Starbucks have today hit the headlines for being found to have discriminated against a supervisor who suffers from dyslexia.
The supervisor had responsibility for taking and recording the temperature of water and fridges on site at particular times but had difficulty dealing with reading writing and telling the time. She was disciplined for allegedly having falsified documents when she mistakenly entered wrong information.
She succeeded in arguing that her employer had failed to make reasonable adjustments to accommodate her condition and had discriminated against her for a reason arising from her disability.
Dyslexia is a common condition. It is estimated that one in ten people has dyslexia to some degree. Difficulty in reading, writing and spelling will often impact on an employee’s ability to do their job.
What are the implications for employers?
It is highly likely that a dyslexic employee will be regarded as disabled under the Equality Act. That means the duty to make reasonable adjustments will kick in. Support such as modified duties, adapted work methods, extra time or assistance from colleagues or the provision of recording devices will need to be considered. Remember that it is only reasonable adjustments that must be made and an employer is entitled to have regard to the cost and effectiveness of adjustments.

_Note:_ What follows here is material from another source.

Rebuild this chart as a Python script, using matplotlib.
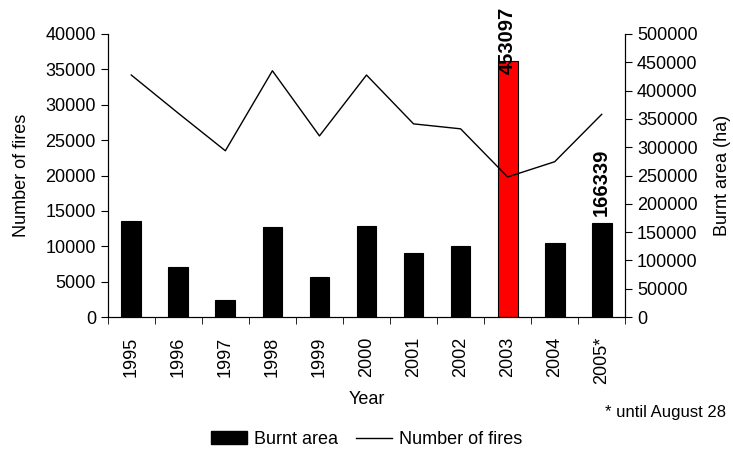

Provided an employer has given proper thought to those adjustments they will ordinarily be entitled to expect a satisfactory level of performance. Where problems continue to persist, whether relating to performance, attendance or conduct an employer is entitled to take action to address the issue.
However, if the problem arises as a consequence of the disability, the employer will need to be able to justify its actions. Here, clarity as to the particular problem, its impact on the employer and the attempts made to support the employee and to overcome the problem will be critical.